With interest in a financial transactions tax (FTT) growing in many parts of the world, it seems like a reasonable time to look at some of the research that’s been done on the impact of these taxes. Is it a reasonable way for governments to raise revenue and curb some of the high-frequency trading and speculation that can destabilize the financial systems? Or would such a tax make the financial markets less efficient and liquid, ultimately boosting volatility and cutting into investment returns for even small investors? Arguments have been made on both sides.

An FTT is a tax on the exchange of financial instruments, such as securities, bonds, shares and derivatives. It typically doesn’t apply to consumer products.

In August, France implemented an FTT of 0.1 percent of the value of the equity securities in a transaction, including shares of stock, warrants and preferential subscription rights, as this summary by the French law firm of CMS Bureau Francis Lefebvre outlines. Australia, Hong Kong and South Korea also have in place some form of an FTT, according to this presentation by the Chicago Political Economy Group, a research group focused on economic and social justice.

Last fall, Senator Tom Harkin (D-Iowa) and Congressman Peter DeFazio (D-OR) introduced legislation in the U.S. to impose a tax of three basis points on most non-consumer financial trading, including stocks and bonds, other than at their initial issuance. The measure remains with the Senate Committee on Finance. According to a number of reports, however, the White House doesn’t support the idea of a financial transaction tax.

Studies on the impact of other FTTs already in place around the world, as well as the potential impact of an FTT implemented in the U.S., have shown mixed results.

On the positive side – at least, if you’re Uncle Sam and trying to reduce the deficit – the tax brings in cash. An analysis of the Harkin and DeFazio bill from the Joint Committee on Taxation calculated that it would raise $352 billion between January 2013 through 2021.

On the other hand, a 2012 study of the impact of an FTT by researchers at the Netherlands Bureau for Economic Policy Analysis, “Financial transaction tax: review and assessment,” found “little evidence for the corrective properties of the FTT.” Such a tax wouldn’t reduce market volatility, and its impact on asset price bubbles is unclear, the paper stated.

Another 2012 study, this one by Oliver Wyman, reached similar conclusions. An FTT would dramatically increase the cost of transactions, particularly the most liquid and most frequently traded products, while having little impact on speculative trading, which could more easily move outside the reach of the tax.
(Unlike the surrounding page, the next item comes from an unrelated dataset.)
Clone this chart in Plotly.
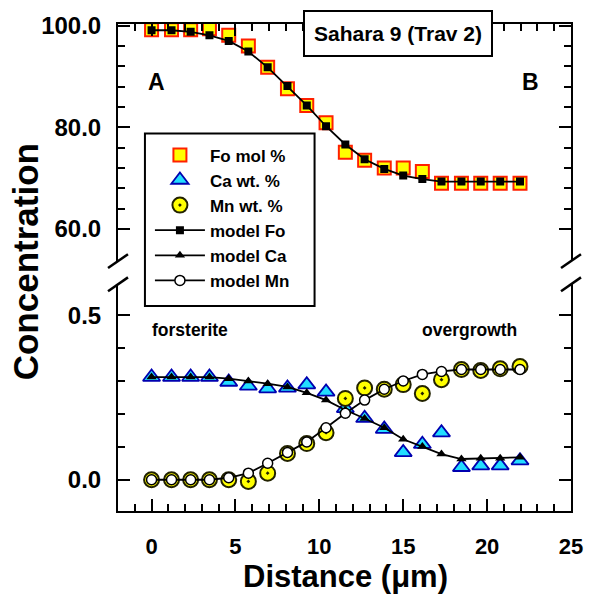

In addition, “implementation of the tax costs the economy more than the tax burden,” according to the report, “Proposed EU Commission Financial Transaction Tax Impact Analysis on Foreign Exchange Markets.”

However, the Chicago Political Economy Group points out that a number of countries, including Hong Kong, South Korea and the U.K., have lived with an FTT for years, with little apparent negative impact on the local financial industry. All boast large financial markets.
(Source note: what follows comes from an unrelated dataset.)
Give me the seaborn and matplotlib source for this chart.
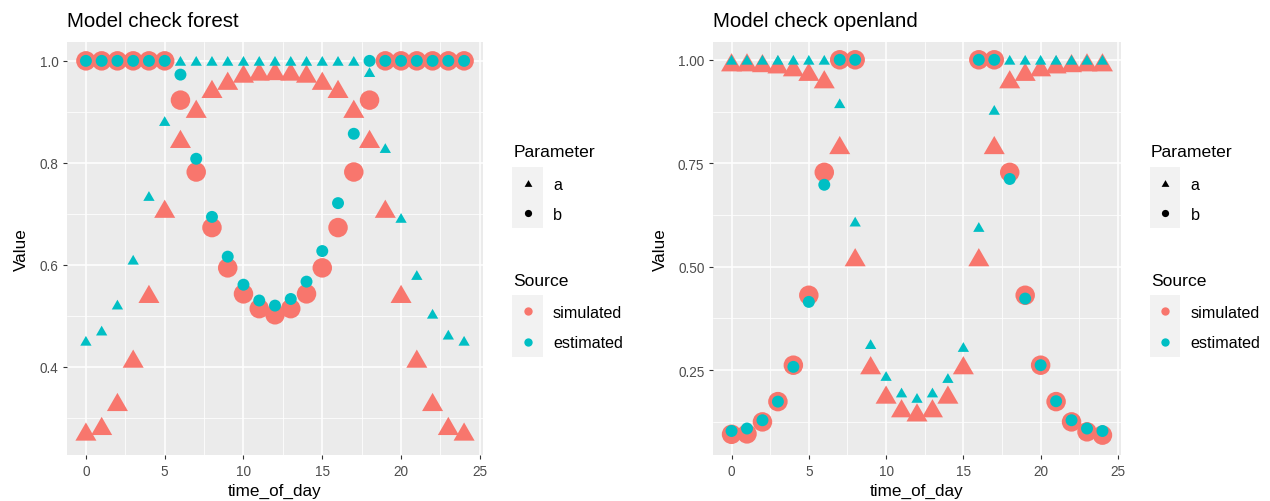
import numpy as np
import pandas as pd
import matplotlib
matplotlib.use("Agg")
import matplotlib.pyplot as plt
from matplotlib.lines import Line2D
from matplotlib.patches import Rectangle
import seaborn as sns

# ---------------- data ----------------
hours = list(range(25))
nan = np.nan

forest_sim_a = [0.273, 0.284, 0.331, 0.416, 0.543, 0.710, 0.847, 0.906, 0.945, 0.961, 0.975, 0.979, 0.980,
                0.979, 0.975, 0.961, 0.945, 0.906, 0.847, 0.710, 0.543, 0.416, 0.331, 0.284, 0.273]
forest_est_a = [0.451, 0.471, 0.522, 0.610, 0.735, 0.882, 1, 1, 1, 1, 1, 1, 1,
                1, 1, 1, 1, 1, 0.978, 0.829, 0.692, 0.580, 0.504, 0.463, 0.451]
forest_sim_b = [1, 1, 1, 1, 1, 1, 0.923, 0.782, 0.673, 0.594, 0.543, 0.514, 0.502,
                0.514, 0.543, 0.594, 0.673, 0.782, 0.923, 1, 1, 1, 1, 1, 1]
forest_est_b = [1, 1, 1, 1, 1, 1, 0.973, 0.808, 0.694, 0.616, 0.561, 0.530, 0.520,
                0.533, 0.567, 0.627, 0.721, 0.857, 1, 1, 1, 1, 1, 1, 1]

open_sim_a = [0.994, 0.994, 0.992, 0.989, 0.982, 0.971, 0.953, 0.794, 0.523, 0.262, 0.191, 0.158, 0.148,
              0.158, 0.191, 0.262, 0.523, 0.794, 0.953, 0.971, 0.982, 0.989, 0.992, 0.994, 0.994]
open_est_a = [1, 1, 1, 1, 1, 1, 1, 0.895, 0.609, 0.313, 0.236, 0.196, 0.183,
              0.196, 0.231, 0.306, 0.596, 0.879, 1, 1, 1, 1, 1, 1, 1]
open_sim_b = [0.095, 0.096, 0.125, 0.174, 0.262, 0.431, 0.728, 1, 1, nan, nan, nan, nan,
              nan, nan, nan, 1, 1, 0.728, 0.431, 0.262, 0.174, 0.125, 0.101, 0.093]
open_est_b = [0.103, 0.109, 0.129, 0.174, 0.258, 0.415, 0.698, 1, 1, nan, nan, nan, nan,
              nan, nan, nan, 1, 1, 0.712, 0.423, 0.262, 0.175, 0.129, 0.109, 0.103]

sources = ["simulated", "estimated"]
parameters = ["a", "b"]
titles = ["Model check forest", "Model check openland"]
x_ticks = [0, 5, 10, 15, 20, 25]
y_ticks_forest = [0.4, 0.6, 0.8, 1.0]
y_tick_labels_forest = ["0.4", "0.6", "0.8", "1.0"]
y_ticks_open = [0.25, 0.50, 0.75, 1.00]
y_tick_labels_open = ["0.25", "0.50", "0.75", "1.00"]


def long_frame(sim_a, est_a, sim_b, est_b):
    rows = []
    for src, par, vals in [("simulated", "a", sim_a), ("simulated", "b", sim_b),
                           ("estimated", "a", est_a), ("estimated", "b", est_b)]:
        for h, v in zip(hours, vals):
            rows.append({"time_of_day": h, "Value": v, "Source": src, "Parameter": par})
    return pd.DataFrame(rows).dropna()


df_forest = long_frame(forest_sim_a, forest_est_a, forest_sim_b, forest_est_b)
df_open = long_frame(open_sim_a, open_est_a, open_sim_b, open_est_b)

# ---------------- style ----------------
sns.set_theme(style="darkgrid")
plt.rcParams["font.family"] = ["Liberation Sans", "DejaVu Sans"]

W, H = 1270, 502
fig = plt.figure(figsize=(W / 100, H / 100), dpi=100)

colors = {"simulated": "#F8766D", "estimated": "#00BFC4"}
tri = [(0, 0.5), (-0.57735, -0.5), (0.57735, -0.5), (0, 0.5)]
markers = {"a": tri, "b": "o"}
sizes = {("simulated", "a"): 229, ("simulated", "b"): 197,
         ("estimated", "a"): 66, ("estimated", "b"): 74}


def px_axes(x0, y0, x1, y1):
    return fig.add_axes([x0 / W, 1 - y1 / H, (x1 - x0) / W, (y1 - y0) / H])


panels = [
    (df_forest, titles[0], (67, 43, 483, 456), (0.227, 1.037), y_ticks_forest, y_tick_labels_forest,
     [0.3, 0.5, 0.7, 0.9]),
    (df_open, titles[1], (713, 43, 1121, 456), (0.045, 1.043), y_ticks_open, y_tick_labels_open,
     [0.125, 0.375, 0.625, 0.875]),
]

for df, title, box, ylim, yt, ytl, yminor in panels:
    ax = px_axes(*box)
    ax.set_facecolor("#EBEBEB")
    for src in sources:
        for par in parameters:
            sub = df[(df["Source"] == src) & (df["Parameter"] == par)]
            sns.scatterplot(data=sub, x="time_of_day", y="Value", ax=ax,
                            color=colors[src], marker=markers[par], s=sizes[(src, par)],
                            linewidth=0, edgecolor="none", legend=False, zorder=3)
    ax.set_xlim(-1.2, 25.2)
    ax.set_ylim(*ylim)
    ax.set_xticks(x_ticks)
    ax.set_xticklabels([str(t) for t in x_ticks])
    ax.set_yticks(yt)
    ax.set_yticklabels(ytl)
    ax.set_xticks([2.5, 7.5, 12.5, 17.5, 22.5], minor=True)
    ax.set_yticks(yminor, minor=True)
    ax.grid(which="major", color="white", linewidth=1.1)
    ax.grid(which="minor", color="white", linewidth=0.55)
    ax.set_axisbelow(True)
    for s in ax.spines.values():
        s.set_visible(False)
    ax.tick_params(which="major", length=3, width=0.8, color="#333333", labelcolor="#4D4D4D",
                   labelsize=9.8, pad=3.2, left=True, bottom=True)
    ax.tick_params(which="minor", length=0, left=False, bottom=False)
    ax.set_xlabel("time_of_day", fontsize=12.3, color="black", labelpad=3.8)
    ax.set_ylabel("Value", fontsize=12.3, color="black", labelpad=7.5)
    ax.set_title(title, loc="left", fontsize=14.8, color="black", pad=11.5)


# ---------------- legends ----------------
def fx(x):
    return x / W


def fy(y):
    return 1 - y / H


def draw_legend(dx):
    kx0, kx1 = 512.3 + dx, 542.7 + dx
    kc = (kx0 + kx1) / 2
    tx = 553.0 + dx
    # Parameter
    fig.text(fx(513.3 + dx), fy(156.7), "Parameter", fontsize=12.6, color="black",
             ha="left", va="baseline")
    fig.add_artist(Rectangle((fx(kx0), fy(229.3)), fx(kx1) - fx(kx0), fy(168.3) - fy(229.3),
                             transform=fig.transFigure, facecolor="#F2F2F2", edgecolor="none"))
    for yc, m, lab in [(183.5, tri, "a"), (214.0, "o", "b")]:
        ms = 5.2 if m == "o" else 5.6
        fig.add_artist(Line2D([fx(kc)], [fy(yc)], transform=fig.transFigure, marker=m,
                              markersize=ms, color="black", markeredgewidth=0, linestyle="none"))
        fig.text(fx(tx), fy(yc), lab, fontsize=11.6, color="black", ha="left", va="center_baseline")
    # Source
    fig.text(fx(513.3 + dx), fy(286.0), "Source", fontsize=12.6, color="black",
             ha="left", va="baseline")
    fig.add_artist(Rectangle((fx(kx0), fy(358.3)), fx(kx1) - fx(kx0), fy(296.0) - fy(358.3),
                             transform=fig.transFigure, facecolor="#F2F2F2", edgecolor="none"))
    for yc, src in [(311.5, "simulated"), (342.5, "estimated")]:
        fig.add_artist(Line2D([fx(kc)], [fy(yc)], transform=fig.transFigure, marker="o",
                              markersize=6.0, color=colors[src], markeredgewidth=0, linestyle="none"))
        fig.text(fx(tx), fy(yc), src, fontsize=11.6, color="black", ha="left", va="center_baseline")


draw_legend(0)
draw_legend(637.7)

fig.savefig("out.png", dpi=100, facecolor="white")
A 2011 study by the Institute of Development Studies, a UK-based development research organization, found that FTTs haven’t been as harmful as their opponents sometimes claim, nor as beneficial as their supporters sometimes suggest.

“Although the evidence is not conclusive on all points,” the IDS study noted, “an FTT is clearly implementable and could make a significant contribution to revenue in the major financial economies. It would be unlikely to stabilize financial markets but, appropriately designed, also unlikely to destabilize them….The incidence of a Tobin tax (that is, a small tax on FX transactions) would be less progressive than some of its proponents claim, but it would be unlikely to be significantly worse than most alternatives.”